There are a number of ways to set up a live broadcast for your gig, and it doesn't have to be at the O2 Arena to be exciting. The rawness of a live performance could be great even from your bedroom. Just make sure you don't have anything embarrassing on your walls. Your Doctor Who bed sheets should probably be out of shot too. You don't want to find yourself in an American Pie situation, you want the focus to be fully on the band, and on the performance.
Go Old School with Your Garage
The term garage band still sounds as cool as ever. It's an iconic image, and your band could make it even more iconic by having your garage as the venue for one of your gigs. If you have a roller garage door or similar, consider using it as the curtain, slowly raising it to reveal the four guys who are about to rock the crowd. The crowd might not be enormous, but remember that only 35-40 people turned up at the famous Lesser Free Trade Hall Sex Pistols gig in 1976. Gigs are what you make of them, so get plugged into that garage and make the term 'garage band' your own.
Open Mic Nights
Pubs, clubs and bars all over the country offer their stage to musicians at Open Mic Nights. Sometimes you can witness a little bit of magic at these events, as a complete unknown artist steps up and pours their soul out on stage, or a local band gets up and makes a god-awful racket that is so bad it becomes good because it's so much fun.
Open mics are extremely popular for grassroots music fans who want to hear good music, and for bands who are just starting out and who want to try out their burgeoning material in front of a good crowd for free. It often takes a while before a band can get a good set of gigs together, so open mics are often perfect for bands to gel as a live unit and improve their confidence in front of a live audience. It means that when the bigger - and paid - gigs start to come in, the band has done their apprenticeship and now they're ready for bigger and better things.
Low Budget Festivals
Festivals have grown so massively over the last decade, you hardly know where to begin when you start considering which one you want to go to. Glastonbury, V Festival and Reading/Leeds have launched hundreds of other festivals of varying size and quality. It has also created opportunities for small and local bands to play at festivals that have been set up in local areas.
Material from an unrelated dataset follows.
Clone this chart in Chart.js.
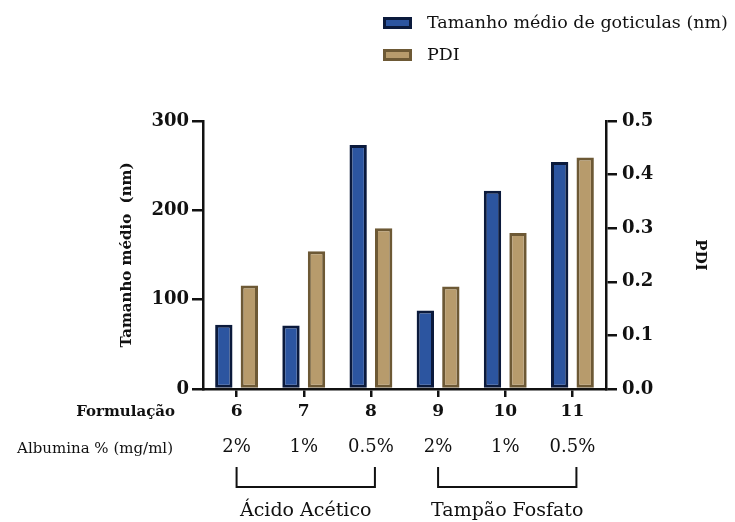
<!DOCTYPE html>
<html lang="pt">
<head>
<meta charset="UTF-8">
<title>Tamanho médio e PDI</title>
<script src="https://cdn.jsdelivr.net/npm/chart.js"></script>
<style>
  html, body { margin: 0; padding: 0; background: #fff; }
</style>
</head>
<body>
<canvas id="grafico" width="735" height="522"></canvas>
<script>
const formulacoes = ["6", "7", "8", "9", "10", "11"];
const albumina = ["2%", "1%", "0.5%", "2%", "1%", "0.5%"];
const grupos = [
  { nome: "Ácido Acético", de: 0, ate: 2 },
  { nome: "Tampão Fosfato", de: 3, ate: 5 }
];
const tamanho = [72, 71, 273, 88, 222, 254];
const pdi = [0.193, 0.257, 0.300, 0.191, 0.291, 0.432];
const ticksTamanho = [0, 100, 200, 300];
const ticksPdi = [0, 0.1, 0.2, 0.3, 0.4, 0.5];

const AZUL = "#2c55a0", AZUL_BORDA = "#0b1a3c";
const BEGE = "#b79b6c", BEGE_BORDA = "#6d5935";
const SERIF = "'DejaVu Serif', 'Liberation Serif', serif";

// legenda, linhas de rótulos por baixo do eixo e chavetas dos grupos
const extras = {
  id: "extras",
  afterDraw(chart) {
    const ctx = chart.ctx;
    const x = chart.scales.x;
    ctx.save();
    ctx.fillStyle = "#111";

    // legenda
    const leg = [
      { txt: "Tamanho médio de goticulas (nm)", cor: AZUL, borda: AZUL_BORDA, y: 23 },
      { txt: "PDI", cor: BEGE, borda: BEGE_BORDA, y: 55 }
    ];
    leg.forEach(l => {
      ctx.fillStyle = l.borda;
      ctx.fillRect(383, l.y - 6, 29, 12);
      ctx.fillStyle = l.cor;
      ctx.fillRect(386, l.y - 3, 23, 6);
      ctx.fillStyle = "#111";
      ctx.font = "17.5px " + SERIF;
      ctx.textAlign = "left";
      ctx.textBaseline = "middle";
      ctx.fillText(l.txt, 427, l.y);
    });

    // linhas de rótulos
    ctx.textAlign = "right";
    ctx.font = "bold 15px " + SERIF;
    ctx.fillText("Formulação", 175, 412);
    ctx.font = "15px " + SERIF;
    ctx.fillText("Albumina % (mg/ml)", 173, 449);

    ctx.textAlign = "center";
    formulacoes.forEach((f, i) => {
      const px = x.getPixelForValue(i);
      ctx.font = "bold 17px " + SERIF;
      ctx.fillText(f, px, 412);
      ctx.font = "18px " + SERIF;
      ctx.fillText(albumina[i], px, 447);
    });

    // chavetas
    ctx.strokeStyle = "#111";
    ctx.lineWidth = 2;
    grupos.forEach(g => {
      const x0 = x.getPixelForValue(g.de);
      const x1 = x.getPixelForValue(g.ate) + 4;
      ctx.beginPath();
      ctx.moveTo(x0, 467);
      ctx.lineTo(x0, 487);
      ctx.lineTo(x1, 487);
      ctx.lineTo(x1, 467);
      ctx.stroke();
      ctx.font = "19px " + SERIF;
      ctx.fillText(g.nome, (x0 + x1) / 2, 511);
    });
    ctx.restore();
  }
};

new Chart(document.getElementById("grafico"), {
  type: "bar",
  data: {
    labels: formulacoes,
    datasets: [
      {
        label: "Tamanho médio de goticulas (nm)",
        data: tamanho,
        backgroundColor: AZUL,
        borderColor: AZUL_BORDA,
        borderWidth: 3,
        borderSkipped: false,
        yAxisID: "y",
        categoryPercentage: 0.76,
        barPercentage: 0.68
      },
      {
        label: "PDI",
        data: pdi,
        backgroundColor: BEGE,
        borderColor: BEGE_BORDA,
        borderWidth: 3,
        borderSkipped: false,
        yAxisID: "y1",
        categoryPercentage: 0.76,
        barPercentage: 0.68
      }
    ]
  },
  options: {
    responsive: false,
    animation: false,
    devicePixelRatio: 1,
    layout: { padding: { top: 121, left: 114, right: 22, bottom: 0 } },
    plugins: { legend: { display: false }, tooltip: { enabled: false } },
    scales: {
      x: {
        offset: true,
        grid: { offset: false, drawOnChartArea: false, drawTicks: true, tickLength: 8, color: "#111", lineWidth: 2.5 },
        border: { color: "#111", width: 2.5 },
        ticks: { display: false },
        afterFit(s) { s.height = 133; }
      },
      y: {
        position: "left",
        min: 0, max: 300,
        afterBuildTicks(s) { s.ticks = ticksTamanho.map(v => ({ value: v })); },
        grid: { drawOnChartArea: false, tickLength: 11, color: "#111", lineWidth: 2.5 },
        border: { color: "#111", width: 2.5 },
        ticks: { color: "#111", padding: 3, font: { family: SERIF, size: 18, weight: "bold" } },
        title: { display: true, text: "Tamanho médio  (nm)", color: "#111", padding: 4, font: { family: SERIF, size: 15, weight: "bold" } },
        afterFit(s) { s.width = 89; }
      },
      y1: {
        position: "right",
        min: 0, max: 0.5,
        afterBuildTicks(s) { s.ticks = ticksPdi.map(v => ({ value: v })); },
        grid: { drawOnChartArea: false, tickLength: 11, color: "#111", lineWidth: 2.5 },
        border: { color: "#111", width: 2.5 },
        ticks: { color: "#111", padding: 5, font: { family: SERIF, size: 18, weight: "bold" }, callback: v => v.toFixed(1) },
        title: { display: true, text: "PDI", color: "#111", padding: 4, font: { family: SERIF, size: 15, weight: "bold" } },
        afterFit(s) { s.width = 107; }
      }
    }
  },
  plugins: [extras]
});
</script>
</body>
</html>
The Oxjam Festival is a great example of a festival that is popular for smaller and local bands and artists from around the UK. It runs all through October with a ridiculous number of events around the UK, all organised by volunteers who know and love their local music scene. It is run to help Oxfam raise money for their charity, and plenty of local venues get involved. If you can get on the bill at one of these events, you've got a great opportunity on your hands.